» AIM
Copy out all lines in the data below containing the string "this".

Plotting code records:
--------------------

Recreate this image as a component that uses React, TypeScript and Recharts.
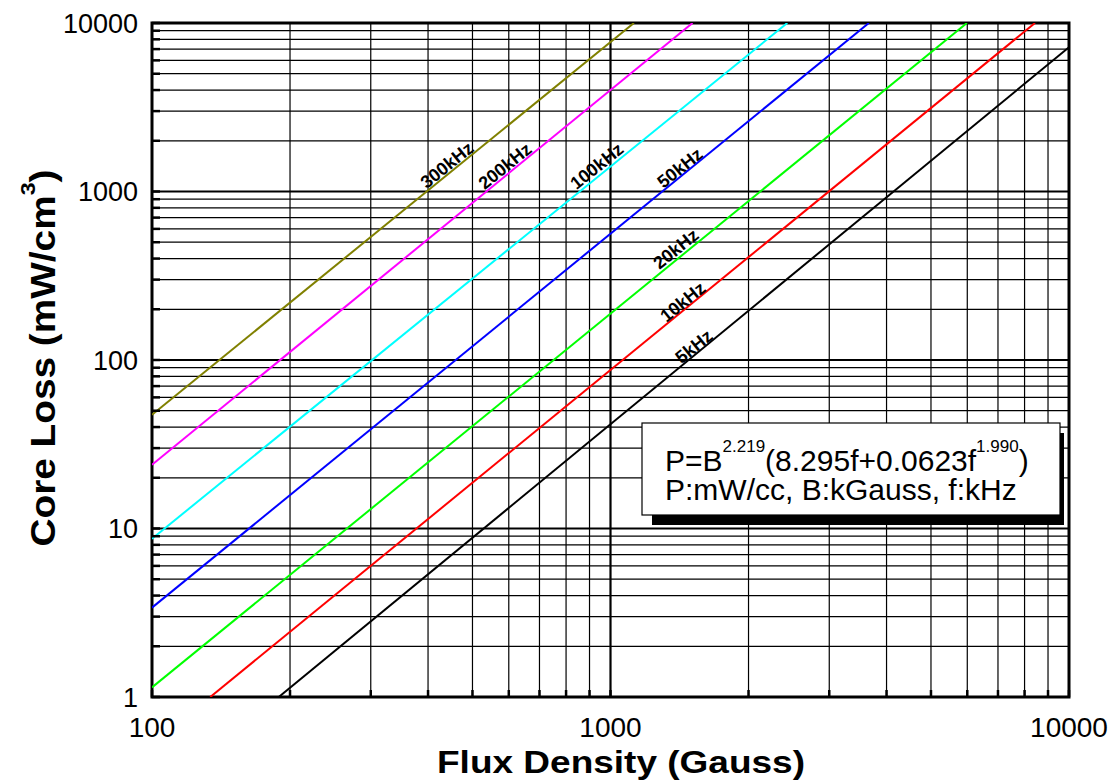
import React from "react";
import {
  ComposedChart,
  Line,
  XAxis,
  YAxis,
  CartesianGrid,
  ReferenceDot,
  ReferenceArea,
} from "recharts";

const FONT = "'Liberation Sans', Arial, Helvetica, sans-serif";

// axis ticks (every one gets a grid line, only the decades get a label)
const X_TICKS = [
  100, 200, 300, 400, 500, 600, 700, 800, 900, 1000, 2000, 3000, 4000, 5000,
  6000, 7000, 8000, 9000, 10000,
];
const X_LABELED = [100, 1000, 10000];
const Y_TICKS = [
  1, 2, 3, 4, 5, 6, 7, 8, 9, 10, 20, 30, 40, 50, 60, 70, 80, 90, 100, 200,
  300, 400, 500, 600, 700, 800, 900, 1000, 2000, 3000, 4000, 5000, 6000, 7000,
  8000, 9000, 10000,
];
const Y_LABELED = [1, 10, 100, 1000, 10000];

// core loss curves, end points (Gauss, mW/cm3)
const CURVE_5K = [
  { x: 189, y: 1 },
  { x: 10000, y: 7180 },
];
const CURVE_10K = [
  { x: 134, y: 1 },
  { x: 8430, y: 10000 },
];
const CURVE_20K = [
  { x: 100, y: 1.14 },
  { x: 5990, y: 10000 },
];
const CURVE_50K = [
  { x: 100, y: 3.39 },
  { x: 3660, y: 10000 },
];
const CURVE_100K = [
  { x: 100, y: 8.7 },
  { x: 2430, y: 10000 },
];
const CURVE_200K = [
  { x: 100, y: 23.9 },
  { x: 1510, y: 10000 },
];
const CURVE_300K = [
  { x: 100, y: 47.3 },
  { x: 1125, y: 10000 },
];

const SERIES = [
  { name: "5kHz", color: "#000000", points: CURVE_5K },
  { name: "10kHz", color: "#ff0000", points: CURVE_10K },
  { name: "20kHz", color: "#00ff00", points: CURVE_20K },
  { name: "50kHz", color: "#0000ff", points: CURVE_50K },
  { name: "100kHz", color: "#00ffff", points: CURVE_100K },
  { name: "200kHz", color: "#ff00ff", points: CURVE_200K },
  { name: "300kHz", color: "#808000", points: CURVE_300K },
];

// where the frequency tags sit along the curves
const TAGS = [
  { text: "300kHz", x: 440, y: 1435 },
  { text: "200kHz", x: 589, y: 1415 },
  { text: "100kHz", x: 934, y: 1415 },
  { text: "50kHz", x: 1418, y: 1377 },
  { text: "20kHz", x: 1389, y: 456 },
  { text: "10kHz", x: 1439, y: 221 },
  { text: "5kHz", x: 1521, y: 120 },
];

const majorX = [1000];
const majorY = [10, 100, 1000];

function gridWidth(v: number | undefined, majors: number[]) {
  if (v === undefined) return 0;
  return majors.includes(v) ? 2.2 : 1.2;
}

const hLine = (p: any) => {
  const w = gridWidth(Y_TICKS[p.index], majorY);
  if (!w) return <g key={p.key} />;
  return (
    <line key={p.key} x1={p.x1} y1={p.y1} x2={p.x2} y2={p.y2} stroke="#000" strokeWidth={w} />
  );
};

const vLine = (p: any) => {
  const w = gridWidth(X_TICKS[p.index], majorX);
  if (!w) return <g key={p.key} />;
  return (
    <line key={p.key} x1={p.x1} y1={p.y1} x2={p.x2} y2={p.y2} stroke="#000" strokeWidth={w} />
  );
};

const XTick = (props: any) => {
  const { x, y, payload } = props;
  if (!X_LABELED.includes(payload.value)) return <g />;
  return (
    <text x={x} y={y + 40} textAnchor="middle" fontFamily={FONT} fontSize={28} fill="#000">
      {payload.value}
    </text>
  );
};

const YTick = (props: any) => {
  const { x, y, payload } = props;
  if (!Y_LABELED.includes(payload.value)) return <g />;
  return (
    <text x={x} y={y} dy="0.36em" textAnchor="end" fontFamily={FONT} fontSize={27} fill="#000">
      {payload.value}
    </text>
  );
};

const tagShape = (text: string) => (p: any) =>
  (
    <text
      x={p.cx}
      y={p.cy}
      transform={`rotate(-39 ${p.cx} ${p.cy})`}
      textAnchor="middle"
      dominantBaseline="central"
      fontFamily={FONT}
      fontWeight="bold"
      fontSize={18}
      fill="#000"
    >
      {text}
    </text>
  );

export default function App() {
  return (
    <div style={{ position: "absolute", left: 0, top: 0, width: 1112, height: 781, background: "#fff" }}>
      <ComposedChart width={1112} height={781} margin={{ top: 23, right: 43, bottom: 0, left: 0 }}>
        <CartesianGrid horizontal={hLine} vertical={vLine} />
        <XAxis
          type="number"
          dataKey="x"
          scale="log"
          domain={[100, 10000]}
          ticks={X_TICKS}
          interval={0}
          allowDataOverflow
          height={84}
          axisLine={false}
          tickSize={-7}
          tickMargin={7}
          tickLine={{ stroke: "#000", strokeWidth: 2.5 }}
          tick={XTick}
        />
        <YAxis
          type="number"
          dataKey="y"
          scale="log"
          domain={[1, 10000]}
          ticks={Y_TICKS}
          interval={0}
          allowDataOverflow
          width={152}
          axisLine={false}
          tickSize={-8}
          tickMargin={22}
          tickLine={{ stroke: "#000", strokeWidth: 2.5 }}
          tick={YTick}
        />
        {SERIES.map((s) => (
          <Line
            key={s.name}
            name={s.name}
            data={s.points}
            dataKey="y"
            type="linear"
            stroke={s.color}
            strokeWidth={2}
            dot={false}
            activeDot={false}
            isAnimationActive={false}
          />
        ))}
        <ReferenceArea
          x1={100}
          x2={10000}
          y1={1}
          y2={10000}
          fill="none"
          fillOpacity={0}
          stroke="#000"
          strokeWidth={3}
          ifOverflow="visible"
        />
        {TAGS.map((t) => (
          <ReferenceDot key={t.text} x={t.x} y={t.y} r={0} shape={tagShape(t.text)} />
        ))}
      </ComposedChart>

      <svg
        width={1112}
        height={781}
        style={{ position: "absolute", left: 0, top: 0, pointerEvents: "none" }}
        fontFamily={FONT}
      >
        {/* formula box */}
        <rect x={652} y={433} width={412} height={92} fill="#000" />
        <rect x={642} y={423} width={418} height={92} fill="#fff" stroke="#000" strokeWidth={1.2} />
        <text x={665} y={471} fontSize={30} fill="#000">
          P=B
          <tspan dy={-19} fontSize={17}>2.219</tspan>
          <tspan dy={19}>(8.295f+0.0623f</tspan>
          <tspan dy={-19} fontSize={17}>1.990</tspan>
          <tspan dy={19}>)</tspan>
        </text>
        <text x={665} y={500} fontSize={30} fill="#000">
          P:mW/cc, B:kGauss, f:kHz
        </text>

        {/* axis titles */}
        <text
          x={621}
          y={773}
          textAnchor="middle"
          fontSize={32}
          fontWeight="bold"
          textLength={368}
          lengthAdjust="spacingAndGlyphs"
          fill="#000"
        >
          Flux Density (Gauss)
        </text>
        <text
          transform="translate(55 358) rotate(-90)"
          textAnchor="middle"
          fontSize={35}
          fontWeight="bold"
          textLength={377}
          lengthAdjust="spacingAndGlyphs"
          fill="#000"
        >
          Core Loss (mW/cm
          <tspan dy={-20} fontSize={21}>3</tspan>
          <tspan dy={20}>)</tspan>
        </text>
      </svg>
    </div>
  );
}
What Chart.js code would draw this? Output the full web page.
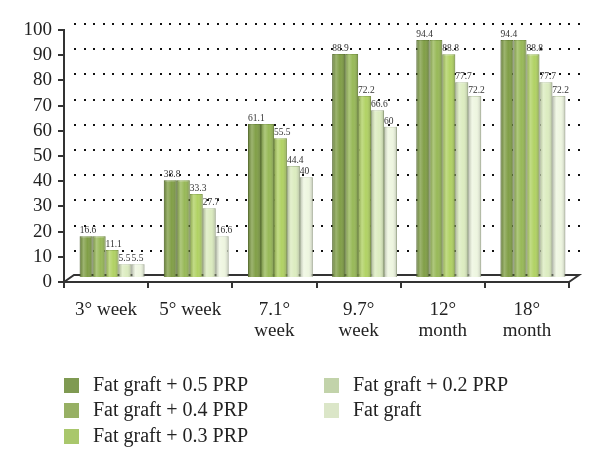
<!DOCTYPE html>
<html>
<head>
<meta charset="utf-8">
<script src="https://cdn.jsdelivr.net/npm/chart.js@4"></script>
<style>
body{margin:0;background:#fff;}
#wrap{position:relative;width:600px;height:472px;}
#legend{position:absolute;left:0;top:0;font-family:"Liberation Serif",serif;font-size:20px;color:#222;}
.item{position:absolute;white-space:nowrap;line-height:22px;}
.box{position:absolute;width:15px;height:15px;}
</style>
</head>
<body>
<div id="wrap">
<canvas id="chart" width="600" height="472"></canvas>
<div id="legend"></div>
</div>
<script>
const labels=[["3° week"],["5° week"],["7.1°","week"],["9.7°","week"],["12°","month"],["18°","month"]];
const prp05=[16.6,38.8,61.1,88.9,94.4,94.4];
const prp04=[16.6,38.8,61.1,88.9,94.4,94.4];
const prp03=[11.1,33.3,55.5,72.2,88.8,88.8];
const prp02=[5.5,27.7,44.4,66.6,77.7,77.7];
const fatGraft=[5.5,16.6,40,60,72.2,72.2];
const names=["Fat graft + 0.5 PRP","Fat graft + 0.4 PRP","Fat graft + 0.3 PRP","Fat graft + 0.2 PRP","Fat graft"];
const barColors=["#819f47","#98b958","#b1d264","#dcecc0","#eef6e0"];
const edgeColors=["#6e8a3a","#82a148","#95b553","#b7c99c","#c9d6b6"];
const legendColors=["#7f9a52","#97b064","#a9c76c","#c2d3aa","#dbe6c8"];
const showLabel=[true,false,true,true,true];
const serif='"Liberation Serif", serif';

// back wall grid, floor, 3D-ish shading of the bars and value labels
const depth={
  id:"depth",
  beforeDatasetsDraw(chart){
    const {ctx,chartArea:a,scales:{y}}=chart;
    ctx.save();
    ctx.fillStyle="#111";
    y.ticks.forEach(t=>{
      if(t.value===0)return;
      const py=Math.round(y.getPixelForValue(t.value))-7;
      for(let x=a.left+10;x<=a.right+12;x+=9.5){
        ctx.fillRect(Math.round(x),py,2,2);
      }
    });
    const y0=y.getPixelForValue(0);
    ctx.strokeStyle="#333";
    ctx.lineWidth=2;
    ctx.beginPath();
    ctx.moveTo(a.left,y0);
    ctx.lineTo(a.left+10,y0-7);
    ctx.lineTo(a.right+10,y0-7);
    ctx.lineTo(a.right,y0);
    ctx.stroke();
    ctx.restore();
    ctx.save();
    ctx.translate(6,-4);
  },
  afterDatasetsDraw(chart){
    const ctx=chart.ctx;
    const metas=chart.data.datasets.map((ds,di)=>chart.getDatasetMeta(di));
    metas.forEach(meta=>{
      meta.data.forEach(bar=>{
        const l=bar.x-bar.width/2,w=bar.width,h=bar.base-bar.y;
        const g=ctx.createLinearGradient(l,0,l+w,0);
        g.addColorStop(0,"rgba(0,0,0,0.22)");
        g.addColorStop(0.3,"rgba(255,255,255,0.22)");
        g.addColorStop(0.6,"rgba(255,255,255,0)");
        g.addColorStop(1,"rgba(0,0,0,0.22)");
        ctx.fillStyle=g;
        ctx.fillRect(l,bar.y,w,h);
      });
    });
    ctx.fillStyle="#333";
    ctx.font="9.5px "+serif;
    ctx.textAlign="left";
    ctx.textBaseline="alphabetic";
    metas.forEach((meta,di)=>{
      if(!showLabel[di])return;
      meta.data.forEach((bar,i)=>{
        ctx.fillText(String(chart.data.datasets[di].data[i]),bar.x-bar.width/2,bar.y-3);
      });
    });
    ctx.restore();
  }
};

const series=[prp05,prp04,prp03,prp02,fatGraft];
new Chart(document.getElementById("chart"),{
  type:"bar",
  data:{
    labels:labels,
    datasets:series.map((d,i)=>({
      label:names[i],
      data:d,
      backgroundColor:barColors[i],
      borderColor:edgeColors[i],
      borderWidth:1,
      categoryPercentage:0.77,
      barPercentage:1
    }))
  },
  options:{
    responsive:false,
    animation:false,
    layout:{padding:{top:30,right:31,bottom:130,left:0}},
    plugins:{legend:{display:false},tooltip:{enabled:false}},
    scales:{
      x:{
        grid:{drawOnChartArea:false,tickLength:6,color:"#333",lineWidth:2},
        border:{color:"#333",width:2},
        ticks:{font:{family:serif,size:19,lineHeight:1.1},color:"#222",padding:12,maxRotation:0,autoSkip:false},
        afterFit(s){s.height=60;}
      },
      y:{
        min:0,max:100,
        grid:{drawOnChartArea:false,tickLength:6,color:"#333",lineWidth:2},
        border:{color:"#333",width:2},
        ticks:{stepSize:10,autoSkip:false,font:{family:serif,size:19},color:"#222",padding:6},
        afterFit(s){s.width=64;}
      }
    }
  },
  plugins:[depth]
});

// two-column legend
const legend=document.getElementById("legend");
const cols=[[64,93],[64,93],[64,93],[324,353],[324,353]];
const rows=[385,410,436,385,410];
names.forEach((n,i)=>{
  const b=document.createElement("div");
  b.className="box";
  b.style.left=cols[i][0]+"px";
  b.style.top=(rows[i]-7)+"px";
  b.style.background=legendColors[i];
  legend.appendChild(b);
  const t=document.createElement("div");
  t.className="item";
  t.style.left=cols[i][1]+"px";
  t.style.top=(rows[i]-12)+"px";
  t.textContent=n;
  legend.appendChild(t);
});
</script>
</body>
</html>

--------------------

» ANSWER FOR THE TASK
Recreate this image as a component that uses React, TypeScript and Recharts.
What Chart.js code would draw this? Output the full web page.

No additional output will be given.